The Minecraft water modelling is quirky to say the least. The most irksome behaviour is often experienced when dealing with large, deep bodies of water. Scooping up a water block from the surface of a lake or ocean 2 or more blocks deep will cause a whirlpool to appear. Removing solid blocks from a coastline leaves impossible waterfalls. Minecraft player Zarigani felt it was about time that this was fixed and made his Falling Water mod. Have a look:
Zarigani’s solution is a 2-step implementation that works with the current model, rather than rewrite it. Step 1 is to change how flowing water works with water source blocks. Instead of flowing into the source block, it now flows over it as if it was a solid block. This allows you to pour water onto a body of water and have it flow on top, making 2+ deep pools with no underwater currents is now possible. Step 2 is to allow unsupported water blocks to fall. This allows you to dig underwater annot end up with water currents. The water above the removed bloack all falls and the gap at the surface can be re-filled by water flowing from the source blocks to the side.
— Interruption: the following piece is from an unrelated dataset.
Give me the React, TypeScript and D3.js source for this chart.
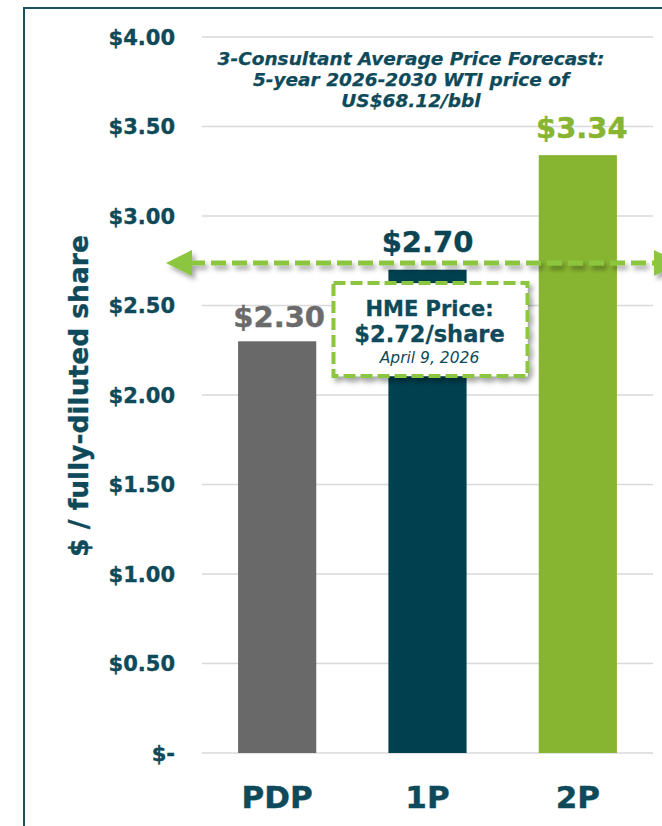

Falling water isn’t the only water mod out there. You may be interested in Finite Liquid which approaches the problem by implementing a solution similar to what Dwarf Fortress use. Water flows more realistically and even pressure is rudementally modelled so that U-bends will equalize, Pascal would be so proud. Rainfall also creates more water and there is also pipes, pumps and other blocks to play with. Trapped pockets of combustable methane is also in the mod. It is however more CPU intensive than Falling Water and as such large bodies of water don’t get the Finite Water modelling and it falls back on the default model.
Falling Water is currently available for 1.8.1 Beta and 1.9 PR5. There isn’t much documentation but it appears to be a pair of .class files that you drop into a Minecraft.Jar that has ModLoader already in it. No word of Server Compatibility or any sort of plugin.